Family Portrait - African Elephants Card
Size: 297mm x 210mm
Original Painting Medium: Graphite Pencil
Scientific Name: Loxodonta africana
This drawing of a family of elephants was inspired by an old, faded, tatty black and white photograph. Thirty years ago I was given the photograph but sadly its history was unknown. I have often wondered where it was taken, by whom and when. As the image was in such poor condition it remained at the bottom of a drawer until 2001.
Having always wished to portray a family group of elephants and in need of reference material - my thoughts returned to the photograph.
The contrast of elephants against the darkness of the forest and the tall leafy trees reaching up into the sky, captured my imagination. I decided to use the trees as a frame for my artwork and to portray the image using pencil. A black and white drawing seemed appropriate.
Elephant family units vary but normally number about a dozen animals; ranging in age from the matriarch herself down to newborn calves. Elephants can live 70 - 80 years, as the elephants in this portrait were photographed so many years ago it is more than likely that many of the older members in this group are no longer alive.
Both male and female African elephants have tusks, the tusks are greatly elongated incisors (elephants have no canine teeth). The largest tusk ever recorded weighed 214 pounds and was 138 inches long. Tusks of this size are not found on elephants in Africa today, as over the years hunters and poachers have taken animals with the largest tusks.
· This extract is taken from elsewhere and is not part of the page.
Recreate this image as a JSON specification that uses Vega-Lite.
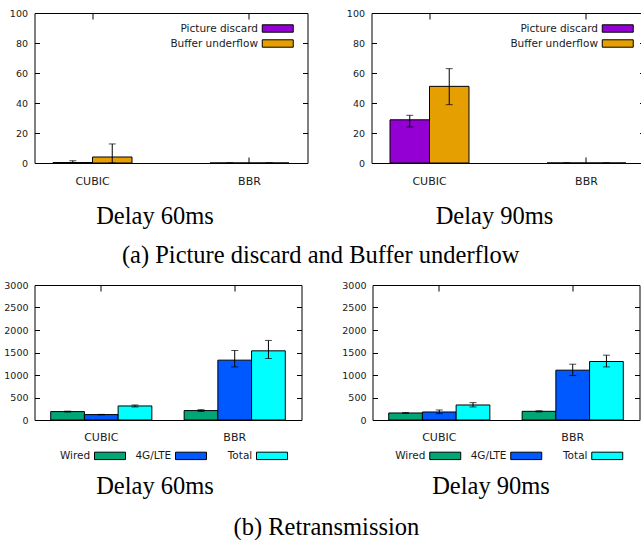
{
  "$schema": "https://vega.github.io/schema/vega-lite/v6.json",
  "padding": {"left": 2.5, "top": 7, "right": 0, "bottom": 0},
  "background": "white",
  "datasets": {
    "top60": [
      {"proto": "CUBIC", "metric": "Picture discard", "v": 0.3, "lo": 0, "hi": 1.5},
      {"proto": "CUBIC", "metric": "Buffer underflow", "v": 4, "lo": 0, "hi": 12.7},
      {"proto": "BBR", "metric": "Picture discard", "v": 0, "lo": 0, "hi": 0},
      {"proto": "BBR", "metric": "Buffer underflow", "v": 0, "lo": 0, "hi": 0}
    ],
    "top90": [
      {"proto": "CUBIC", "metric": "Picture discard", "v": 28.8, "lo": 24, "hi": 31.8},
      {"proto": "CUBIC", "metric": "Buffer underflow", "v": 51.1, "lo": 38.9, "hi": 62.9},
      {"proto": "BBR", "metric": "Picture discard", "v": 0, "lo": 0, "hi": 0},
      {"proto": "BBR", "metric": "Buffer underflow", "v": 0, "lo": 0, "hi": 0}
    ],
    "bot60": [
      {"proto": "CUBIC", "link": "Wired", "v": 187, "lo": 177, "hi": 197},
      {"proto": "CUBIC", "link": "4G/LTE", "v": 120, "lo": 115, "hi": 125},
      {"proto": "CUBIC", "link": "Total", "v": 312, "lo": 290, "hi": 334},
      {"proto": "BBR", "link": "Wired", "v": 209, "lo": 190, "hi": 230},
      {"proto": "BBR", "link": "4G/LTE", "v": 1330, "lo": 1180, "hi": 1545},
      {"proto": "BBR", "link": "Total", "v": 1537, "lo": 1367, "hi": 1768}
    ],
    "bot90": [
      {"proto": "CUBIC", "link": "Wired", "v": 156, "lo": 148, "hi": 164},
      {"proto": "CUBIC", "link": "4G/LTE", "v": 178, "lo": 141, "hi": 223},
      {"proto": "CUBIC", "link": "Total", "v": 334, "lo": 290, "hi": 386},
      {"proto": "BBR", "link": "Wired", "v": 193, "lo": 180, "hi": 206},
      {"proto": "BBR", "link": "4G/LTE", "v": 1107, "lo": 988, "hi": 1240},
      {"proto": "BBR", "link": "Total", "v": 1300, "lo": 1180, "hi": 1441}
    ]
  },
  "resolve": {"scale": {"color": "independent", "x": "independent", "y": "independent", "xOffset": "independent"}, "legend": {"color": "independent"}},
  "columns": 1,
  "align": "none",
  "spacing": 11,
  "concat": [
    {
      "spacing": 37,
      "resolve": {"scale": {"color": "independent", "x": "independent", "y": "independent", "xOffset": "independent"}, "legend": {"color": "independent"}},
      "title": {"text": "(a) Picture discard and Buffer underflow", "orient": "bottom", "anchor": "middle", "dx": -6.5, "offset": 16, "font": "Liberation Serif", "fontSize": 24.5, "fontWeight": "normal", "color": "black"},
      "hconcat": [
        {
          "width": 273, "height": 150,
          "data": {"name": "top60"},
          "resolve": {"axis": {"x": "independent", "y": "independent"}},
          "layer": [
            {
              "mark": {"type": "bar", "stroke": "black", "strokeWidth": 1},
              "encoding": {
                "x": {"field": "proto", "type": "nominal", "sort": ["CUBIC", "BBR"], "scale": {"paddingInner": 0.497, "paddingOuter": 0.118},
                      "axis": {"orient": "bottom", "title": "Delay 60ms", "titleX": 120, "titleY": 60, "titleBaseline": "alphabetic", "tickSize": -6, "labelPadding": 18, "labelAngle": 0, "labelFontSize": 11}},
                "xOffset": {"field": "metric", "type": "nominal", "sort": ["Picture discard", "Buffer underflow"], "scale": {"paddingInner": 0, "paddingOuter": 0}},
                "y": {"field": "v", "type": "quantitative", "scale": {"domain": [0, 100], "nice": false},
                      "axis": {"orient": "left", "title": null, "values": [0, 20, 40, 60, 80, 100], "tickSize": -5, "labelPadding": 12, "format": "d"}},
                "color": {"field": "metric", "type": "nominal", "sort": ["Picture discard", "Buffer underflow"],
                          "scale": {"domain": ["Picture discard", "Buffer underflow"], "range": ["#9400d3", "#e69f00"]},
                          "legend": {"orient": "none", "direction": "vertical", "legendX": 234.75, "legendY": 7, "title": null}}
              }
            },
            {
              "mark": {"type": "rule", "color": "black", "strokeWidth": 1},
              "encoding": {
                "x": {"field": "proto", "type": "nominal", "sort": ["CUBIC", "BBR"], "axis": {"orient": "top", "title": null, "labels": false, "tickSize": -6}},
                "xOffset": {"field": "metric", "type": "nominal", "sort": ["Picture discard", "Buffer underflow"]},
                "y": {"field": "lo", "type": "quantitative", "axis": {"orient": "right", "title": null, "labels": false, "values": [0, 20, 40, 60, 80, 100], "tickSize": -5}},
                "y2": {"field": "hi"}
              }
            },
            {
              "mark": {"type": "tick", "color": "black", "orient": "horizontal", "size": 7, "thickness": 1},
              "encoding": {
                "x": {"field": "proto", "type": "nominal", "sort": ["CUBIC", "BBR"], "axis": null},
                "xOffset": {"field": "metric", "type": "nominal", "sort": ["Picture discard", "Buffer underflow"]},
                "y": {"field": "lo", "type": "quantitative", "axis": null}
              }
            },
            {
              "mark": {"type": "tick", "color": "black", "orient": "horizontal", "size": 7, "thickness": 1},
              "encoding": {
                "x": {"field": "proto", "type": "nominal", "sort": ["CUBIC", "BBR"], "axis": null},
                "xOffset": {"field": "metric", "type": "nominal", "sort": ["Picture discard", "Buffer underflow"]},
                "y": {"field": "hi", "type": "quantitative", "axis": null}
              }
            }
          ]
        },
        {
          "width": 273, "height": 150,
          "data": {"name": "top90"},
          "resolve": {"axis": {"x": "independent", "y": "independent"}},
          "layer": [
            {
              "mark": {"type": "bar", "stroke": "black", "strokeWidth": 1},
              "encoding": {
                "x": {"field": "proto", "type": "nominal", "sort": ["CUBIC", "BBR"], "scale": {"paddingInner": 0.497, "paddingOuter": 0.118},
                      "axis": {"orient": "bottom", "title": "Delay 90ms", "titleX": 122.5, "titleY": 60, "titleBaseline": "alphabetic", "tickSize": -6, "labelPadding": 18, "labelAngle": 0, "labelFontSize": 11}},
                "xOffset": {"field": "metric", "type": "nominal", "sort": ["Picture discard", "Buffer underflow"], "scale": {"paddingInner": 0, "paddingOuter": 0}},
                "y": {"field": "v", "type": "quantitative", "scale": {"domain": [0, 100], "nice": false},
                      "axis": {"orient": "left", "title": null, "values": [0, 20, 40, 60, 80, 100], "tickSize": -5, "labelPadding": 12, "format": "d"}},
                "color": {"field": "metric", "type": "nominal", "sort": ["Picture discard", "Buffer underflow"],
                          "scale": {"domain": ["Picture discard", "Buffer underflow"], "range": ["#9400d3", "#e69f00"]},
                          "legend": {"orient": "none", "direction": "vertical", "legendX": 237.75, "legendY": 7, "title": null}}
              }
            },
            {
              "mark": {"type": "rule", "color": "black", "strokeWidth": 1},
              "encoding": {
                "x": {"field": "proto", "type": "nominal", "sort": ["CUBIC", "BBR"], "axis": {"orient": "top", "title": null, "labels": false, "tickSize": -6}},
                "xOffset": {"field": "metric", "type": "nominal", "sort": ["Picture discard", "Buffer underflow"]},
                "y": {"field": "lo", "type": "quantitative", "axis": {"orient": "right", "title": null, "labels": false, "values": [0, 20, 40, 60, 80, 100], "tickSize": -5}},
                "y2": {"field": "hi"}
              }
            },
            {
              "mark": {"type": "tick", "color": "black", "orient": "horizontal", "size": 7, "thickness": 1},
              "encoding": {
                "x": {"field": "proto", "type": "nominal", "sort": ["CUBIC", "BBR"], "axis": null},
                "xOffset": {"field": "metric", "type": "nominal", "sort": ["Picture discard", "Buffer underflow"]},
                "y": {"field": "lo", "type": "quantitative", "axis": null}
              }
            },
            {
              "mark": {"type": "tick", "color": "black", "orient": "horizontal", "size": 7, "thickness": 1},
              "encoding": {
                "x": {"field": "proto", "type": "nominal", "sort": ["CUBIC", "BBR"], "axis": null},
                "xOffset": {"field": "metric", "type": "nominal", "sort": ["Picture discard", "Buffer underflow"]},
                "y": {"field": "hi", "type": "quantitative", "axis": null}
              }
            }
          ]
        }
      ]
    },
    {
      "spacing": 38,
      "resolve": {"scale": {"color": "independent", "x": "independent", "y": "independent", "xOffset": "independent"}, "legend": {"color": "independent"}},
      "title": {"text": "(b) Retransmission", "orient": "bottom", "anchor": "middle", "dx": 4.5, "offset": 18, "font": "Liberation Serif", "fontSize": 24.5, "fontWeight": "normal", "color": "black"},
      "hconcat": [
        {
          "width": 267, "height": 135,
          "data": {"name": "bot60"},
          "resolve": {"axis": {"x": "independent", "y": "independent"}},
          "layer": [
            {
              "mark": {"type": "bar", "stroke": "black", "strokeWidth": 1},
              "encoding": {
                "x": {"field": "proto", "type": "nominal", "sort": ["CUBIC", "BBR"], "scale": {"paddingInner": 0.242, "paddingOuter": 0.1215},
                      "axis": {"orient": "bottom", "title": "Delay 60ms", "titleX": 120, "titleY": 73, "titleBaseline": "alphabetic", "tickSize": -6, "labelPadding": 17, "labelAngle": 0, "labelFontSize": 11}},
                "xOffset": {"field": "link", "type": "nominal", "sort": ["Wired", "4G/LTE", "Total"], "scale": {"paddingInner": 0, "paddingOuter": 0}},
                "y": {"field": "v", "type": "quantitative", "scale": {"domain": [0, 3000], "nice": false},
                      "axis": {"orient": "left", "title": null, "values": [0, 500, 1000, 1500, 2000, 2500, 3000], "tickSize": -5, "labelPadding": 11.5, "format": "d"}},
                "color": {"field": "link", "type": "nominal", "sort": ["Wired", "4G/LTE", "Total"],
                          "scale": {"domain": ["Wired", "4G/LTE", "Total"], "range": ["#00a676", "#0058ff", "#00ffff"]},
                          "legend": {"orient": "none", "direction": "horizontal", "columns": 3, "gridAlign": "all", "columnPadding": 7, "legendX": 67, "legendY": 162, "title": null}}
              }
            },
            {
              "mark": {"type": "rule", "color": "black", "strokeWidth": 1},
              "encoding": {
                "x": {"field": "proto", "type": "nominal", "sort": ["CUBIC", "BBR"], "axis": {"orient": "top", "title": null, "labels": false, "tickSize": -6}},
                "xOffset": {"field": "link", "type": "nominal", "sort": ["Wired", "4G/LTE", "Total"]},
                "y": {"field": "lo", "type": "quantitative", "axis": {"orient": "right", "title": null, "labels": false, "values": [0, 500, 1000, 1500, 2000, 2500, 3000], "tickSize": -5}},
                "y2": {"field": "hi"}
              }
            },
            {
              "mark": {"type": "tick", "color": "black", "orient": "horizontal", "size": 7, "thickness": 1},
              "encoding": {
                "x": {"field": "proto", "type": "nominal", "sort": ["CUBIC", "BBR"], "axis": null},
                "xOffset": {"field": "link", "type": "nominal", "sort": ["Wired", "4G/LTE", "Total"]},
                "y": {"field": "lo", "type": "quantitative", "axis": null}
              }
            },
            {
              "mark": {"type": "tick", "color": "black", "orient": "horizontal", "size": 7, "thickness": 1},
              "encoding": {
                "x": {"field": "proto", "type": "nominal", "sort": ["CUBIC", "BBR"], "axis": null},
                "xOffset": {"field": "link", "type": "nominal", "sort": ["Wired", "4G/LTE", "Total"]},
                "y": {"field": "hi", "type": "quantitative", "axis": null}
              }
            }
          ]
        },
        {
          "width": 267, "height": 135,
          "data": {"name": "bot90"},
          "resolve": {"axis": {"x": "independent", "y": "independent"}},
          "layer": [
            {
              "mark": {"type": "bar", "stroke": "black", "strokeWidth": 1},
              "encoding": {
                "x": {"field": "proto", "type": "nominal", "sort": ["CUBIC", "BBR"], "scale": {"paddingInner": 0.242, "paddingOuter": 0.1215},
                      "axis": {"orient": "bottom", "title": "Delay 90ms", "titleX": 118, "titleY": 73, "titleBaseline": "alphabetic", "tickSize": -6, "labelPadding": 17, "labelAngle": 0, "labelFontSize": 11}},
                "xOffset": {"field": "link", "type": "nominal", "sort": ["Wired", "4G/LTE", "Total"], "scale": {"paddingInner": 0, "paddingOuter": 0}},
                "y": {"field": "v", "type": "quantitative", "scale": {"domain": [0, 3000], "nice": false},
                      "axis": {"orient": "left", "title": null, "values": [0, 500, 1000, 1500, 2000, 2500, 3000], "tickSize": -5, "labelPadding": 11.5, "format": "d"}},
                "color": {"field": "link", "type": "nominal", "sort": ["Wired", "4G/LTE", "Total"],
                          "scale": {"domain": ["Wired", "4G/LTE", "Total"], "range": ["#00a676", "#0058ff", "#00ffff"]},
                          "legend": {"orient": "none", "direction": "horizontal", "columns": 3, "gridAlign": "all", "columnPadding": 7, "legendX": 64.25, "legendY": 162, "title": null}}
              }
            },
            {
              "mark": {"type": "rule", "color": "black", "strokeWidth": 1},
              "encoding": {
                "x": {"field": "proto", "type": "nominal", "sort": ["CUBIC", "BBR"], "axis": {"orient": "top", "title": null, "labels": false, "tickSize": -6}},
                "xOffset": {"field": "link", "type": "nominal", "sort": ["Wired", "4G/LTE", "Total"]},
                "y": {"field": "lo", "type": "quantitative", "axis": {"orient": "right", "title": null, "labels": false, "values": [0, 500, 1000, 1500, 2000, 2500, 3000], "tickSize": -5}},
                "y2": {"field": "hi"}
              }
            },
            {
              "mark": {"type": "tick", "color": "black", "orient": "horizontal", "size": 7, "thickness": 1},
              "encoding": {
                "x": {"field": "proto", "type": "nominal", "sort": ["CUBIC", "BBR"], "axis": null},
                "xOffset": {"field": "link", "type": "nominal", "sort": ["Wired", "4G/LTE", "Total"]},
                "y": {"field": "lo", "type": "quantitative", "axis": null}
              }
            },
            {
              "mark": {"type": "tick", "color": "black", "orient": "horizontal", "size": 7, "thickness": 1},
              "encoding": {
                "x": {"field": "proto", "type": "nominal", "sort": ["CUBIC", "BBR"], "axis": null},
                "xOffset": {"field": "link", "type": "nominal", "sort": ["Wired", "4G/LTE", "Total"]},
                "y": {"field": "hi", "type": "quantitative", "axis": null}
              }
            }
          ]
        }
      ]
    }
  ],
  "config": {
    "view": {"stroke": "black", "strokeWidth": 1},
    "axis": {"grid": false, "domain": false, "minExtent": 0, "tickColor": "black", "tickWidth": 1, "labelFont": "DejaVu Sans", "labelFontSize": 9.5, "labelColor": "#1a1a1a",
             "titleFont": "Liberation Serif", "titleFontSize": 24.5, "titleFontWeight": "normal", "titleColor": "black"},
    "legend": {"padding": 0, "labelFont": "DejaVu Sans", "labelFontSize": 10.5, "labelColor": "#1a1a1a", "labelAlign": "right", "labelOffset": -28.25,
               "symbolType": "M-2,-0.48L2,-0.48L2,0.48L-2,0.48Z", "symbolSize": 240, "symbolStrokeColor": "black", "symbolStrokeWidth": 1, "symbolOpacity": 1, "rowPadding": 0, "columnPadding": 0},
    "title": {"font": "Liberation Serif"}
  }
}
The demand for ivory is as old as man himself. This insatiable desire resulted in the elephants' becoming prime targets for hunters as they combed the country wiping out the herds in one area before moving on to the next.
There is no part of the world which does not have its own particular brand of wildlife trafficking, but Africa has suffered more than most. The national parks became elephant graveyards with a quarter of a million elephants slaughtered between 1975 and 1980 alone. Today it is the black rhino that bears the brunt of the poaching onslaught and Kenya has lost 90 per cent of it rhinos. The demand for ivory remains as great as ever.
Hopefully the elephants in my Family Portrait were able to live out their lives naturally though. My greatest wish is that somewhere in Africa today, roaming the same grasslands and following the well trodden path portrayed in this drawing, are the offspring of this family group. I really appreciated my friends giving me the photograph and am very pleased that I kept it for all those years. It was with great pleasure that I finally portrayed this lovely family of African elephants - for posterity.